**Goal of the exercise**
Beginning with the first line, set down every line through the one containing "import plotly.graph_objects as go", exactly as it appears, but not the pictures.

**Information provided**
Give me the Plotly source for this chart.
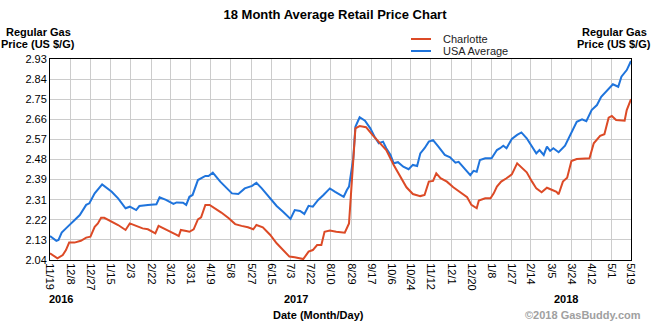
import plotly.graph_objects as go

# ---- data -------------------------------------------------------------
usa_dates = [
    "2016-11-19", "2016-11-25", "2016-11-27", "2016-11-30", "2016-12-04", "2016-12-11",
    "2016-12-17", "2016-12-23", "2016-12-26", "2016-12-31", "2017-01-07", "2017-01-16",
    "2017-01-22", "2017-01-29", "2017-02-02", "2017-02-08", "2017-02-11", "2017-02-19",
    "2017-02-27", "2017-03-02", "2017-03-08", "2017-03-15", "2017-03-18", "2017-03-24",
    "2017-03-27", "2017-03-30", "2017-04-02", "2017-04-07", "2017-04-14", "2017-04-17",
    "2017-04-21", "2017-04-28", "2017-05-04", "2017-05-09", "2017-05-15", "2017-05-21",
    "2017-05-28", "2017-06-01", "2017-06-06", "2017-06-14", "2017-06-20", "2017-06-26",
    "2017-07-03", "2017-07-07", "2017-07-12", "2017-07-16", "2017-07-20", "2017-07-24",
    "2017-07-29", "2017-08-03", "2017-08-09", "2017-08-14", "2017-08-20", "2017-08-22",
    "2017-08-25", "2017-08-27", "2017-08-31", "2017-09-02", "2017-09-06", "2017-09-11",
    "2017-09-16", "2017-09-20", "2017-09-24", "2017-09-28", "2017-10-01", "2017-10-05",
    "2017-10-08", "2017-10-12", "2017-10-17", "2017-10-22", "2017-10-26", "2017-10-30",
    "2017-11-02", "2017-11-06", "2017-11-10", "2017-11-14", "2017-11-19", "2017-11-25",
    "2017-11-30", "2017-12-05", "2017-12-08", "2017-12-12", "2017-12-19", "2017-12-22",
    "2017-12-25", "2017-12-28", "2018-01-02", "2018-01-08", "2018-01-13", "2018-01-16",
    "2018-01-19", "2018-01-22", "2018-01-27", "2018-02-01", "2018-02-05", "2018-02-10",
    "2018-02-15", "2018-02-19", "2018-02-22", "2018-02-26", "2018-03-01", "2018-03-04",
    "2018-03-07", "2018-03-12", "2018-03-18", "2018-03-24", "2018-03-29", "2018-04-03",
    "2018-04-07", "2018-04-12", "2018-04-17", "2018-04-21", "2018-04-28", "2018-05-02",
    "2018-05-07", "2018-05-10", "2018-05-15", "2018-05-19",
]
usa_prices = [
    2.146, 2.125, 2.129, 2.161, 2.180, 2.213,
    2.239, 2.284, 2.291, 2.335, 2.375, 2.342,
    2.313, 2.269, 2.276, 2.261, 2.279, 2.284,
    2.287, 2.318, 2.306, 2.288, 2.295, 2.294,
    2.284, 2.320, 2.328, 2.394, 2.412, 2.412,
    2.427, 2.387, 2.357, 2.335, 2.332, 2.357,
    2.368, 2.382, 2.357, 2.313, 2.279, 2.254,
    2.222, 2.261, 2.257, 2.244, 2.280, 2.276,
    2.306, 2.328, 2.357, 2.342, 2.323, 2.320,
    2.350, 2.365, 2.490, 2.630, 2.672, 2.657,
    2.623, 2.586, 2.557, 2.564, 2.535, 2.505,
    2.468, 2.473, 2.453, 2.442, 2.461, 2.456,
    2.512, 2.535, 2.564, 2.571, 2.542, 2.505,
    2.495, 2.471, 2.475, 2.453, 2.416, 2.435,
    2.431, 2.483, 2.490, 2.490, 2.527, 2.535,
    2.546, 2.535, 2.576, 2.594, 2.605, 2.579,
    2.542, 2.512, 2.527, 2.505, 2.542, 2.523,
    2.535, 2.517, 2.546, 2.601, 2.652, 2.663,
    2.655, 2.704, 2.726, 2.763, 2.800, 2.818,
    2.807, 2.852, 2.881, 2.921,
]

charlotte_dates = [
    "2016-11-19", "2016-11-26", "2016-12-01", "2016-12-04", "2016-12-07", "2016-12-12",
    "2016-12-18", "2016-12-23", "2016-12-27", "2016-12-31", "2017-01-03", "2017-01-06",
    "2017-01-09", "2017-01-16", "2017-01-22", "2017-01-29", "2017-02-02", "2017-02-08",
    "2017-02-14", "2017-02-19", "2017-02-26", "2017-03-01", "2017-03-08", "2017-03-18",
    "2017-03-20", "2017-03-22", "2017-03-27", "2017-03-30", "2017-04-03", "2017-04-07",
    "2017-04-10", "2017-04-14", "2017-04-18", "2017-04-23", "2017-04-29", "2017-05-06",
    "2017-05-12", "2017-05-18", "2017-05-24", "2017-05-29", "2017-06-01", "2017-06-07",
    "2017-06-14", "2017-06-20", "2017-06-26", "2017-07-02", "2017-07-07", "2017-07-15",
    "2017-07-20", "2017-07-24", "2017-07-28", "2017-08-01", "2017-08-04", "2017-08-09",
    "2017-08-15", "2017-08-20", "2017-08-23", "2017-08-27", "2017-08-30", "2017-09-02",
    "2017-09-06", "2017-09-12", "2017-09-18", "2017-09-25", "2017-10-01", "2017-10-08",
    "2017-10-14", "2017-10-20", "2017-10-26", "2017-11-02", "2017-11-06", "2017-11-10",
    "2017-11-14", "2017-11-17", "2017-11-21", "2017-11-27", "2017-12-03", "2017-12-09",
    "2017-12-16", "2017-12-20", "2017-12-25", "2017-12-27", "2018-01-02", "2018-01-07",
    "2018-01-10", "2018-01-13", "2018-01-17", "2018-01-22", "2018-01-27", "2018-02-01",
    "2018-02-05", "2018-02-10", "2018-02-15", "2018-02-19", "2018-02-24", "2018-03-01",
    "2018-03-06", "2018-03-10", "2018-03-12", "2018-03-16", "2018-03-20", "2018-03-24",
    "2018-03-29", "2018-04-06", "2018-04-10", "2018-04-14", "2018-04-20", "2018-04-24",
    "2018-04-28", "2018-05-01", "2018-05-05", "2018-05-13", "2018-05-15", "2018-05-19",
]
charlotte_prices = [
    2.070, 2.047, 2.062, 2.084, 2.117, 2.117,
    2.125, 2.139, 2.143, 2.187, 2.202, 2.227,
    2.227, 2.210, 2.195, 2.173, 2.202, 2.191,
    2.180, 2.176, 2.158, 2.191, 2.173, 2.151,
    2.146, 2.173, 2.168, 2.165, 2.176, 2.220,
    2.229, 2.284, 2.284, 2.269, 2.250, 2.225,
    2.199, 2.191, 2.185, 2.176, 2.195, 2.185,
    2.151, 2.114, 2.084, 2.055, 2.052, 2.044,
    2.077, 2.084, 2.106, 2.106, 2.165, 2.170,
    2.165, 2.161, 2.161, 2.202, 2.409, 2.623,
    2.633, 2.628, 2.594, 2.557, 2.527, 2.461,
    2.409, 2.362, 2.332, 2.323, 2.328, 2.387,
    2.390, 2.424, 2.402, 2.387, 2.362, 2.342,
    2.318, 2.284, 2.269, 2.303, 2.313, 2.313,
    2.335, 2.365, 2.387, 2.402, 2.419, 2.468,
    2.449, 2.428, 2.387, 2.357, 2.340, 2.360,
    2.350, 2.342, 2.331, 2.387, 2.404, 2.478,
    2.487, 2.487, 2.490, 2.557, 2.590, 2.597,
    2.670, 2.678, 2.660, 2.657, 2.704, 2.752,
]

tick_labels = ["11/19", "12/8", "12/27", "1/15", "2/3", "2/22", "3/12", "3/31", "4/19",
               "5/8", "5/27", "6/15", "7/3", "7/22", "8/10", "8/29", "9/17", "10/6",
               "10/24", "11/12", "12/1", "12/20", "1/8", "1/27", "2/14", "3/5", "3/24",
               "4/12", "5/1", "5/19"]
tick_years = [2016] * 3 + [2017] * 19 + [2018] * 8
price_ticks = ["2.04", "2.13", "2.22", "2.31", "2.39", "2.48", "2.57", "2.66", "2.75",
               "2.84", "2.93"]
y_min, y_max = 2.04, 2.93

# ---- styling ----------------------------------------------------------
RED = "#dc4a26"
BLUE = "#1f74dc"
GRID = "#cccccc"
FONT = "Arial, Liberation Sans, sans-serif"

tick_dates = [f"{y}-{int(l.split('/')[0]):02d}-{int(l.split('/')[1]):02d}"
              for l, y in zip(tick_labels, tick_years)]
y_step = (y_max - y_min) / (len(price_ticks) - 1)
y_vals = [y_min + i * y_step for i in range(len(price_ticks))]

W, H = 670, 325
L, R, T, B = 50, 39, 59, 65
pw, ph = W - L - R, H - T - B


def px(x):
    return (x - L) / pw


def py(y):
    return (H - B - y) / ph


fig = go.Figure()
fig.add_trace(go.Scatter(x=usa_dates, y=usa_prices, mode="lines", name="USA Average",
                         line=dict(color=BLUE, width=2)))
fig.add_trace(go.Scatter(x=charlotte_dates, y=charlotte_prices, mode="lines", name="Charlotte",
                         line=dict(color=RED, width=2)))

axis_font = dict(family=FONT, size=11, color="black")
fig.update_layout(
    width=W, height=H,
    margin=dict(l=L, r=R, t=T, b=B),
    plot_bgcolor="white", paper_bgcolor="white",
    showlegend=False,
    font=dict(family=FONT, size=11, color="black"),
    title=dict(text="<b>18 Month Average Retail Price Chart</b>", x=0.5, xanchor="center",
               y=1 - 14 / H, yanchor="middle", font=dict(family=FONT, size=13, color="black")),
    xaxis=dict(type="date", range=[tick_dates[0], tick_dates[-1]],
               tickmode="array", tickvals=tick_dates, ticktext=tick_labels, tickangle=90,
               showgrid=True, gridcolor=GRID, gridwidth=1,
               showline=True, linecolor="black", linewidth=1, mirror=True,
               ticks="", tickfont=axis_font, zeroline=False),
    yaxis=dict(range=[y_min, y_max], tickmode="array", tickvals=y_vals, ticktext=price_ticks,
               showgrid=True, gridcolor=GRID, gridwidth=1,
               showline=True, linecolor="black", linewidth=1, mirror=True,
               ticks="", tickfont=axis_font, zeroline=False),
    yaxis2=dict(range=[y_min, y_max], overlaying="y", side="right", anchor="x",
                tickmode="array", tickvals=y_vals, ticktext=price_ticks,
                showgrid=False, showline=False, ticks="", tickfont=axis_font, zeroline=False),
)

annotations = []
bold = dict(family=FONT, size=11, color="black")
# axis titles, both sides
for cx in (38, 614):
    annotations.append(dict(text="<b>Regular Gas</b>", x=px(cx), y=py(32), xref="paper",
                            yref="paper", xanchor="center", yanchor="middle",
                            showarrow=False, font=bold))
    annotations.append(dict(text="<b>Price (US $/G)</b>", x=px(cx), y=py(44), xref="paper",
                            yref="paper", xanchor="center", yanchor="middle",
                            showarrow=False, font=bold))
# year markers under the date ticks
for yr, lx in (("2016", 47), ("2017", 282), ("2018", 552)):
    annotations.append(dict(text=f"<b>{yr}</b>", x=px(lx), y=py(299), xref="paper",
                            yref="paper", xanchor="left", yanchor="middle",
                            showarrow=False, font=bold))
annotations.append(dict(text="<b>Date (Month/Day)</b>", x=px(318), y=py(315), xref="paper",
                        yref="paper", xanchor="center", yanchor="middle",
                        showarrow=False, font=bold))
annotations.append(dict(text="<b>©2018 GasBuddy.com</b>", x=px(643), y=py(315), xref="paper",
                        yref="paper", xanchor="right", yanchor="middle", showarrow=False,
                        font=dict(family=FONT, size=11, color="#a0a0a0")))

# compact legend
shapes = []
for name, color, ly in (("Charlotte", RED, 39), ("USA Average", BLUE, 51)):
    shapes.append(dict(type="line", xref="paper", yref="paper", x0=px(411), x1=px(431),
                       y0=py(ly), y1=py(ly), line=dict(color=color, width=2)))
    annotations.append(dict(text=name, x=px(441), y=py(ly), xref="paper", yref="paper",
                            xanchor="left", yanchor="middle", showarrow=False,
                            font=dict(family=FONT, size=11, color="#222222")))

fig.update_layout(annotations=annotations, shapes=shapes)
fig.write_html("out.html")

**Response to the task**
Give me the Plotly source for this chart.
import plotly.graph_objects as go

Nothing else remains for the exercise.